Common forms of non-transitory computer-readable media include, for example, a floppy disk, a flexible disk, hard disk, magnetic tape, or any other magnetic medium, a CD-ROM, any other optical medium, punchcards, papertape, any other physical medium with patterns of holes, a RAM, a PROM, an EPROM, a FLASH-EPROM, a flash drive, a memory card, any other memory chip or cartridge, or any other medium from which a computer can read. Various forms of computer readable media may be involved in carrying one or more sequences of one or more instructions to processor 701 for execution. For example, the instructions may initially be carried on a magnetic disk from a remote computer. Alternatively, a remote computer can load the instructions into its dynamic memory and send the instructions over the Internet 724. Specifically, the computer instructions may be downloaded into the memory 712 of the computer platform 700 from the foresaid remote computer via the Internet 724 using a variety of network data communication protocols well known in the art.

In one or more embodiments, the memory 712 of the computer platform 700 may store any of the following software programs, applications and/or modules:

1. Operating system (OS) 713, which may be a mobile operating system for implementing basic system services and managing various hardware components of the computer platform 700. Exemplary embodiments of the operating system 713 are well known to persons of skill in the art, and may include any now known or later developed mobile operating systems. Additionally provided may be a network communication module 714 for enabling network communications using the network interface 705.

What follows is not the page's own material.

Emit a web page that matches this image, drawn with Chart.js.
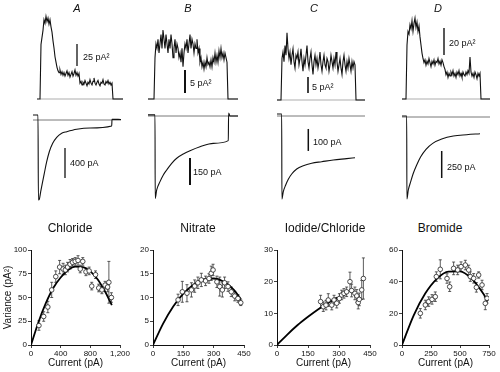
<!DOCTYPE html>
<html lang="en">
<head>
<meta charset="UTF-8" />
<title>Current-variance analysis</title>
<script src="https://cdn.jsdelivr.net/npm/chart.js"></script>
<style>
  body { margin: 0; background: #fff; }
  #fig { position: relative; width: 500px; height: 372px; overflow: hidden; color: #111;
         font-family: 'Liberation Sans', Arial, sans-serif; }
  #fig canvas { position: absolute; }
  .lbl { position: absolute; font-size: 9px; line-height: 1; white-space: nowrap; transform: translateY(-50%); }
  .panel { position: absolute; font-size: 11px; font-style: italic; transform: translate(-50%, -50%); }
  .ttl { position: absolute; font-size: 12px; white-space: nowrap; transform: translate(-50%, -50%);
         font-family: 'Liberation Sans Narrow', 'Liberation Sans', Arial, sans-serif; }
</style>
</head>
<body>
<div id="fig">
  <div class="panel" style="left:77px;top:8px">A</div>
  <div class="panel" style="left:188px;top:8px">B</div>
  <div class="panel" style="left:314px;top:8px">C</div>
  <div class="panel" style="left:438px;top:8px">D</div>

  <div class="lbl" style="left:83px;top:57px">25 pA²</div>
  <div class="lbl" style="left:190px;top:83px">5 pA²</div>
  <div class="lbl" style="left:312px;top:87px">5 pA²</div>
  <div class="lbl" style="left:449px;top:43px">20 pA²</div>

  <div class="lbl" style="left:70px;top:163px">400 pA</div>
  <div class="lbl" style="left:193px;top:172px">150 pA</div>
  <div class="lbl" style="left:313px;top:142px">100 pA</div>
  <div class="lbl" style="left:447px;top:167px">250 pA</div>

  <div class="ttl" style="left:70px;top:228px">Chloride</div>
  <div class="ttl" style="left:198px;top:228px">Nitrate</div>
  <div class="ttl" style="left:325px;top:228px">Iodide/Chloride</div>
  <div class="ttl" style="left:440px;top:228px">Bromide</div>
</div>

<script>
  // ---- variance traces (pA^2), one sample per step, baseline zeros included ----
  const varA = [0,0,0,0,
    62,70,78,90,86,94,88,92,85,90, 82,76,66,58,48,42,36,32,30,33,
    28,31,27,30,26,29,32,27,30,25, 28,31,26,29,33,27,30,26,29,
    18,20,16,19,17,21,18,15,19,17, 22,18,16,20,24,18,16,19,21,17,
    15,19,18,22,17,16,20,18,21,17, 19,16,18,
    0,0,0,0,0,0,0,0,0,0,0];
  const varB = [0,0,0,0,0,0,0,
    9,12,11,13,10,12,14,11,15,13, 11,14,12,10,13,11,14,12,9,11,
    13,10,12,11,9,10,8,11,7,10, 12,11,13,10,12,14,11,13,12,10,
    12,11,13,10,11,8,9,7,8,6.5, 8,7,9,7.5,8,7,8.5,7,9,8,
    10,8,9.5,8,10.5,9,11,9,10,8.5, 10,9,8,
    0,0,0,0,0,0,0,0,0,0,0];
  const varC = [0,0,0,0,0,
    13,15,12,17,14,21,16,13,15,11, 14,16,12,10,14,13,15,11,13,16,
    12,9,13,11,14,17,12,10,13,15, 11,8,12,14,11,13,10,12,15,11,
    9,12,14,11,10,13,12,9,11,14, 12,10,13,11,15,12,9,11,13,10,
    8,12,14,11,9,12,10,13,11,9, 12,10,12,11,
    0,0,0,0,0,0,0,0,0,0];
  const varD = [0,0,0,0,0,
    40,50,48,55,52,58,50,56,60,53, 57,50,54,46,40,34,30,27,29,25,
    28,26,30,27,24,28,26,29,25,28, 27,30,26,28,25,29,27,24,22,18,
    20,16,19,17,20,18,21,17,19,16, 20,18,21,17,19,16,20,18,17,20,
    18,21,19,31,20,17,19,16,20,18, 15,19,17,19,
    0,0,0,0,0,0,0,0,0,0];

  // ---- current traces: time from pulse onset (ms) and current (pA) ----
  const tA = [-5, 0, 0.4, 1.3, 2.7, 4.3, 6.3, 8.7, 11.3, 14.7, 18.7, 23.7, 28.7, 38.7, 52, 73.7, 74, 83];
  const iA = [67, 67, -1067, -1057, -956, -844, -711, -556, -423, -311, -231, -177, -156, -124, -107, -80, 9, 7];
  const tB = [-7, 0, 0.2, 1.7, 5, 8.3, 11.7, 16.7, 21.7, 28.3, 35, 45, 58.3, 73.3, 73.6, 75, 83];
  const iB = [6, 6, -458, -411, -365, -328, -300, -263, -235, -211, -193, -171, -152, -137, 17, 0, 0];
  const tC = [-4.7, 0, 0.2, 1.6, 4, 6.6, 10, 15, 21.6, 30, 40, 51.6, 65, 73.3];
  const iC = [9, 9, -378, -344, -314, -288, -264, -241, -226, -215, -208, -200, -194, -190];
  const tD = [-4.7, 0, 0.2, 1.6, 4, 6.6, 10, 14, 19.3, 26, 35, 46.6, 60, 73.3];
  const iD = [9, 9, -759, -676, -599, -521, -444, -368, -299, -244, -204, -176, -164, -155];

  // ---- mean current vs variance (I pA, V pA^2, E = error) and parabola fits ----
  const clI = [107,171,227,279,334,386,433,463,493,527,561,596,634,664,698,741,784,819,870,913,956,999,1033,1050,1084];
  const clV = [20.5,30,40,58,72,82,80,79,82,85,87,88,89,80,88,77,78,62,74,60,58,63,61,66,50];
  const clE = [5,5,6,8,6,7,6,5,5,5,4,4,5,4,4,4,4,4,4,4,4,4,5,22,5];
  const clFitI = [0,100,200,300,400,500,600,700,800,900,1000,1090];
  const clFitV = [0,24,44,60,71,79,82.5,82,77.5,69,56,42];

  const noI = [124,145,168,190,206,222,239,260,277,288,297,316,330,343,354,371,387,404,420,434];
  const noV = [9.5,11.2,10.9,11.6,12.4,13.1,13.7,13.5,14,15.1,15.8,13.3,12.3,11.6,13.1,12.3,11.2,10.3,9.8,8.9];
  const noE = [1.2,2.2,1.8,1.5,1.3,1.2,1.4,1,1,1.5,1.2,1.2,2,1.5,1.2,1,1,1,0.8,0.6];
  const noFitI = [0,50,100,150,200,250,300,350,400,435];
  const noFitV = [0,4.5,8.1,10.8,12.7,13.8,14,13.3,11.6,9.6];

  const ioI = [211,224,237,248,265,276,289,302,313,324,337,353,361,377,386,393,398,410,418];
  const ioV = [13.7,12.1,12.6,14.2,12.6,14.2,13.2,14.7,15.8,16.3,16.8,20,17.2,16.3,15.5,13.4,14.4,17.4,21];
  const ioE = [2,1.5,1.5,2,1.5,1.5,1.5,1.5,1.5,1.5,1.5,3,2,2,2,2,2,3,6.5];
  const ioFitI = [0,50,100,150,200,250,290];
  const ioFitV = [0,3.3,6.3,8.9,11.3,13.4,15];

  const brI = [158,201,230,259,287,296,330,388,411,445,480,509,546,575,589,618,641,661,690,718,733];
  const brV = [20,25.3,27.4,28.8,30.5,43.2,47.8,42,36.8,48.4,47.4,49.5,50.5,47.4,43.2,42.1,36.4,44.2,37.9,26.3,29.5];
  const brE = [3,3,3,3,3,3,6,3,3,4,3,3,3,3,3,3,3,2,3,4,3];
  const brFitI = [0,100,200,300,400,500,600,700,740];
  const brFitV = [0,18.6,32.5,41.8,46.4,46.5,41.9,32.5,27.6];

  // ---- drawing ----
  Chart.defaults.font.family = "'Liberation Sans Narrow', 'Liberation Sans', Arial, sans-serif";
  Chart.defaults.color = '#111';

  const fig = document.getElementById('fig');
  const PAD = 4;

  function addCanvas(left, top, width, height) {
    const c = document.createElement('canvas');
    c.width = width; c.height = height;
    c.style.left = left + 'px'; c.style.top = top + 'px';
    fig.insertBefore(c, fig.firstChild);
    return c;
  }

  // axis range from baseline pixel and units per pixel
  function span(base, perPx, top, bottom) {
    return [-(bottom - base) * perPx, (base - top) * perPx];
  }

  function line(points, width, color, smooth) {
    return {
      data: points, borderColor: color || '#111', borderWidth: width, pointRadius: 0, fill: false,
      tension: 0, cubicInterpolationMode: smooth ? 'monotone' : 'default'
    };
  }

  const seq = arr => arr.map((v, i) => ({ x: i, y: v }));
  const pairs = (xs, ys) => xs.map((x, i) => ({ x: x, y: ys[i] }));
  const bar = (x, from, size) => [{ x: x, y: from }, { x: x, y: from + size }];

  function traceChart(area, xr, yr, datasets) {
    const c = addCanvas(area[0] - PAD, area[1] - PAD, area[2] + 2 * PAD, area[3] + 2 * PAD);
    new Chart(c, {
      type: 'line',
      data: { datasets },
      options: {
        responsive: false, animation: false, events: [],
        layout: { padding: PAD },
        scales: {
          x: { type: 'linear', display: false, min: xr[0], max: xr[1] },
          y: { type: 'linear', display: false, min: yr[0], max: yr[1] }
        },
        plugins: { legend: { display: false }, tooltip: { enabled: false } }
      }
    });
  }

  // variance traces
  traceChart([37, 3, 86, 102], [0, 86], span(99, 1 / 0.88, 3, 105), [
    line(seq(varA), 1.1), line([{ x: 3, y: 0 }, { x: 86, y: 0 }], 0.6, '#777'), line(bar(40, 37.5, 25), 1.3)
  ]);
  traceChart([148, 3, 90, 102], [0, 90], span(99, 1 / 4.6, 3, 105), [
    line(seq(varB), 1.1), line([{ x: 0, y: 0 }, { x: 90, y: 0 }], 0.6, '#777'), line(bar(37, 1.3, 5), 2)
  ]);
  traceChart([277, 3, 88, 102], [0, 88], span(100, 1 / 3.2, 3, 105), [
    line(seq(varC), 1.1), line([{ x: 0, y: 0 }, { x: 88, y: 0 }], 0.6, '#777'), line(bar(31, 2.2, 5), 1.6)
  ]);
  traceChart([402, 3, 88, 102], [0, 88], span(99, 1 / 1.35, 3, 105), [
    line(seq(varD), 1.1), line([{ x: 0, y: 0 }, { x: 88, y: 0 }], 0.6, '#777'), line(bar(42, 32.6, 20), 1.4)
  ]);

  // current traces
  traceChart([33, 108, 88, 97], [-5, 83], span(120, 13.33, 108, 205), [
    line(pairs(tA, iA), 1.1, '#111', true), line([{ x: -5, y: 0 }, { x: 83, y: 0 }], 0.8, '#555'), line(bar(27, -773, 400), 1.3)
  ]);
  traceChart([148, 108, 90, 97], [-7, 83], span(116, 5.56, 108, 205), [
    line(pairs(tB, iB), 1.1, '#111', true), line([{ x: -7, y: 0 }, { x: 83, y: 0 }], 0.8, '#555'), line(bar(35, -383, 150), 2)
  ]);
  traceChart([277, 108, 88, 97], [-4.7, 83.3], span(116, 4.55, 108, 205), [
    line(pairs(tC, iC), 1.1, '#111', true), line([{ x: -4.7, y: 0 }, { x: 83.3, y: 0 }], 0.8, '#555'), line(bar(26.6, -159, 100), 1.5)
  ]);
  traceChart([402, 108, 88, 97], [-4.7, 83.3], span(117, 9.26, 108, 205), [
    line(pairs(tD, iD), 1.1, '#111', true), line([{ x: -4.7, y: 0 }, { x: 83.3, y: 0 }], 0.8, '#555'), line(bar(35, -565, 250), 1.5)
  ]);

  // error bars for the first dataset, through the chart scales
  const errorBars = {
    id: 'errorBars',
    beforeDatasetsDraw(chart) {
      const ds = chart.data.datasets[0];
      const { ctx } = chart;
      const x = chart.scales.x, y = chart.scales.y;
      ctx.save();
      ctx.strokeStyle = '#333';
      ctx.lineWidth = 0.8;
      ds.data.forEach((p, i) => {
        const e = ds.errors[i];
        const px = x.getPixelForValue(p.x);
        const y1 = y.getPixelForValue(p.y - e), y2 = y.getPixelForValue(p.y + e);
        ctx.beginPath();
        ctx.moveTo(px, y1); ctx.lineTo(px, y2);
        ctx.moveTo(px - 1.5, y1); ctx.lineTo(px + 1.5, y1);
        ctx.moveTo(px - 1.5, y2); ctx.lineTo(px + 1.5, y2);
        ctx.stroke();
      });
      ctx.restore();
    }
  };

  function mvChart(o) {
    const [l, t, w, h] = o.area;
    const yAx = o.yTitle ? 31 : 20, xAx = 27, padT = 8, padR = 14;
    const c = addCanvas(l - yAx, t - padT, yAx + w + padR, padT + h + xAx);
    const grid = { display: true, drawOnChartArea: false, tickLength: 3, color: '#111', lineWidth: 0.8 };
    const border = { display: true, color: '#111', width: 1 };
    const ticks = { autoSkip: false, maxRotation: 0, padding: 1, color: '#111', font: { size: 8 } };
    new Chart(c, {
      type: 'scatter',
      data: {
        datasets: [
          {
            data: pairs(o.I, o.V), errors: o.E, showLine: false,
            pointRadius: 2.3, pointBorderWidth: 0.8, pointBorderColor: '#222', pointBackgroundColor: '#fff'
          },
          {
            type: 'line', data: pairs(o.fitI, o.fitV), borderColor: '#000', borderWidth: 1.8,
            pointRadius: 0, cubicInterpolationMode: 'monotone'
          }
        ]
      },
      options: {
        responsive: false, animation: false, events: [],
        layout: { padding: { top: padT, right: padR, left: 0, bottom: 0 } },
        scales: {
          x: {
            type: 'linear', min: 0, max: o.xMax, grid, border,
            ticks: Object.assign({ stepSize: o.xStep }, ticks),
            title: { display: true, text: 'Current (pA)', color: '#111', font: { size: 10 }, padding: { top: 0, bottom: 3 } },
            afterFit: s => { s.height = xAx; s.paddingLeft = 0; s.paddingRight = 0; }
          },
          y: {
            type: 'linear', min: 0, max: o.yMax, grid, border,
            ticks: Object.assign({ stepSize: o.yStep }, ticks),
            title: { display: !!o.yTitle, text: 'Variance (pA²)', color: '#111', font: { size: 10 }, padding: { top: 2, bottom: 0 } },
            afterFit: s => { s.width = yAx; s.paddingTop = 0; s.paddingBottom = 0; }
          }
        },
        plugins: { legend: { display: false }, tooltip: { enabled: false } }
      },
      plugins: [errorBars]
    });
  }

  mvChart({ area: [31, 250, 89, 95], xMax: 1200, xStep: 400, yMax: 100, yStep: 25, yTitle: true,
            I: clI, V: clV, E: clE, fitI: clFitI, fitV: clFitV });
  mvChart({ area: [153, 250, 91, 95], xMax: 450, xStep: 150, yMax: 20, yStep: 5,
            I: noI, V: noV, E: noE, fitI: noFitI, fitV: noFitV });
  mvChart({ area: [277, 250, 93, 95], xMax: 450, xStep: 150, yMax: 30, yStep: 10,
            I: ioI, V: ioV, E: ioE, fitI: ioFitI, fitV: ioFitV });
  mvChart({ area: [402, 250, 87, 95], xMax: 750, xStep: 250, yMax: 60, yStep: 20,
            I: brI, V: brV, E: brE, fitI: brFitI, fitV: brFitV });
</script>
</body>
</html>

2. Software modules 715 may include, for example, a set of software modules executed by the processor 701 of the computer platform 700, which cause the computer platform 700 to perform certain predetermined functions, such as issue commands to the sound processor 703.

3. Data storage 716 may be used, for example, for storing various parameters, such as various parameters of the projector 101, which are necessary for decoding light pulse sequences received by the light sensors 709. In addition, the data storage 716 may store layout of the piano keyboard, the layout of the Chinese bells as well as layouts of various other virtual musical instruments.

Finally, it should be understood that processes and techniques described herein are not inherently related to any particular apparatus and may be implemented by any suitable combination of components. Further, various types of general purpose devices may be used in accordance with the teachings described herein. It may also prove advantageous to construct specialized apparatus to perform the method steps described herein. The present invention has been described in relation to particular examples, which are intended in all respects to be illustrative rather than restrictive. Those skilled in the art will appreciate that many different combinations of hardware, software, and firmware will be suitable for practicing the present invention. For example, the described software may be implemented in a wide variety of programming or scripting languages, such as Assembler, C/C++, Objective-C, perl, shell, PHP, Java, as well as any now known or later developed programming or scripting language.

Moreover, other implementations of the invention will be apparent to those skilled in the art from consideration of the specification and practice of the invention disclosed herein. Various aspects and/or components of the described embodiments may be used singly or in any combination in the finger-tracking systems and methods for virtual instruments playback. It is intended that the specification and examples be considered as exemplary only, with a true scope and spirit of the invention being indicated by the following claims.